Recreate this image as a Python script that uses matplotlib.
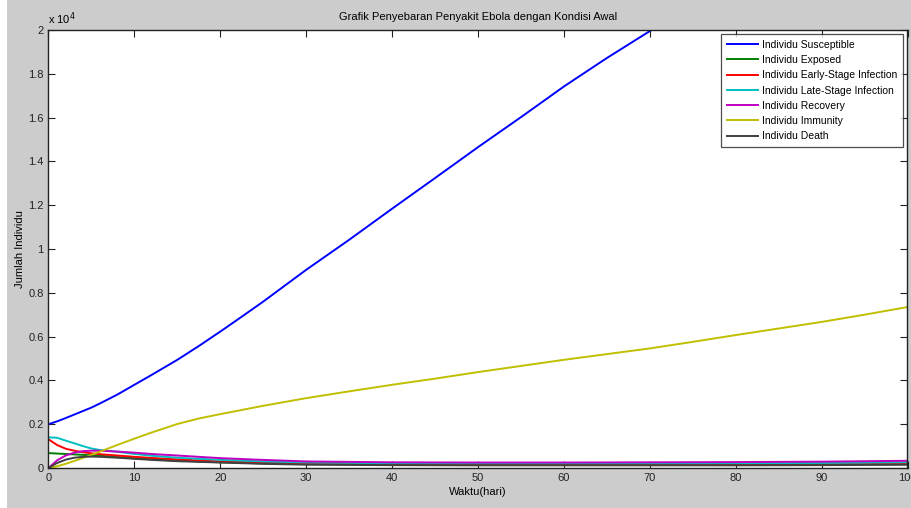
import matplotlib.pyplot as plt
from matplotlib.patches import Rectangle

plt.rcParams['font.family'] = ['Liberation Sans', 'DejaVu Sans']

# data (jumlah individu)
hari_s = [0, 1, 2, 3, 4, 5, 6, 8, 10, 12, 15, 17.5, 20, 22.5, 25, 30, 35, 40, 45, 50, 55, 60,
          65, 70, 75]
susceptible = [2000, 2130, 2280, 2440, 2600, 2760, 2950, 3350, 3800, 4250, 4940, 5570, 6230,
               6910, 7600, 9050, 10420, 11840, 13240, 14650, 16020, 17420, 18720, 19950, 21200]

hari_i = [0, 1, 2, 3, 4, 5, 6, 8, 10, 12, 15, 17.5, 20, 25, 30, 35, 40, 45, 50, 55, 60, 65, 70,
          75, 80, 85, 90, 95, 100]
immunity = [0, 80, 190, 320, 460, 600, 750, 1050, 1340, 1620, 2010, 2260, 2460, 2840, 3190,
            3500, 3800, 4080, 4380, 4660, 4940, 5200, 5460, 5760, 6070, 6370, 6670, 7000, 7350]

hari = [0, 1, 2, 3, 4, 5, 6, 8, 10, 12, 15, 20, 25, 30, 40, 50, 60, 70, 80, 90, 100]
exposed = [680, 660, 640, 620, 600, 580, 560, 500, 440, 400, 340, 260, 210, 180, 160, 150,
           150, 150, 150, 160, 170]
early = [1310, 1050, 880, 790, 720, 670, 630, 570, 510, 460, 390, 300, 250, 220, 200, 190,
         190, 190, 190, 200, 210]
late = [1400, 1380, 1250, 1130, 1000, 890, 820, 740, 640, 560, 470, 370, 300, 250, 220, 210,
        210, 210, 220, 230, 260]
recovery = [0, 350, 570, 700, 770, 790, 790, 750, 700, 640, 570, 450, 370, 300, 260, 250,
            250, 260, 270, 290, 330]
death = [0, 230, 380, 470, 510, 520, 510, 470, 420, 370, 310, 250, 190, 150, 130, 120,
         120, 120, 120, 130, 150]

label = ['Individu Susceptible', 'Individu Exposed', 'Individu Early-Stage Infection',
         'Individu Late-Stage Infection', 'Individu Recovery', 'Individu Immunity',
         'Individu Death']
warna = ['#0000ff', '#008000', '#ff0000', '#00bfbf', '#bf00bf', '#bfbf00', '#404040']

fig = plt.figure(figsize=(9.12, 5.08), dpi=100, facecolor='#cccccc')
fig.patches.append(Rectangle((0, 0), 7 / 912, 1, transform=fig.transFigure,
                             facecolor='white', edgecolor='none', zorder=0))
ax = fig.add_axes([48.5 / 912, 40 / 508, 859 / 912, 438 / 508])

seri = [(hari_s, susceptible), (hari, exposed), (hari, early), (hari, late),
        (hari, recovery), (hari_i, immunity), (hari, death)]
for (t, v), lb, c in zip(seri, label, warna):
    ax.plot(t, v, color=c, lw=1.4, label=lb)

ax.set_xlim(0, 100)
ax.set_ylim(0, 20000)
ax.set_xticks(range(0, 101, 10))
yt = list(range(0, 20001, 2000))
ax.set_yticks(yt)
ax.set_yticklabels(['%g' % (v / 1e4) for v in yt])
ax.tick_params(direction='in', top=True, right=True, length=5, width=0.8,
               labelsize=8, colors='#222222')
for s in ax.spines.values():
    s.set_linewidth(1.0)
    s.set_color('#222222')

ax.text(0.0, 1.006, 'x 10$^4$', transform=ax.transAxes, fontsize=8, ha='left', va='bottom')
ax.set_title('Grafik Penyebaran Penyakit Ebola dengan Kondisi Awal', fontsize=8, pad=7)
ax.set_xlabel('Waktu(hari)', fontsize=8, labelpad=3)
ax.set_ylabel('Jumlah Individu', fontsize=8, labelpad=2)

leg = ax.legend(loc='upper right', fontsize=7.5, frameon=True, fancybox=False,
                borderaxespad=0.4, handlelength=3.0, labelspacing=0.5, borderpad=0.55,
                handletextpad=0.4)
leg.get_frame().set_edgecolor('#222222')
leg.get_frame().set_linewidth(0.9)

fig.savefig('out.png', dpi=100, facecolor=fig.get_facecolor())
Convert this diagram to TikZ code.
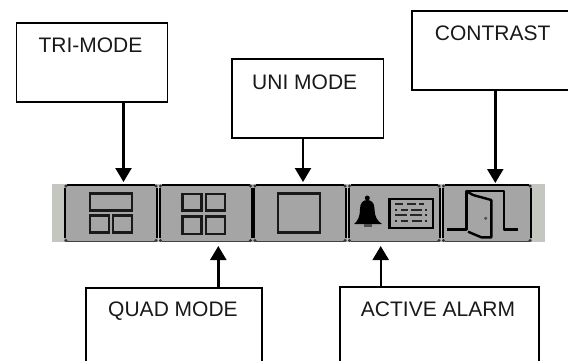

**What to work on:** Go through the data above and find the lines with the word "matplotlib". Copy each of those lines.

**Final result:**
Recreate this image as a Python script that uses matplotlib.
import matplotlib.pyplot as plt
from matplotlib.patches import Rectangle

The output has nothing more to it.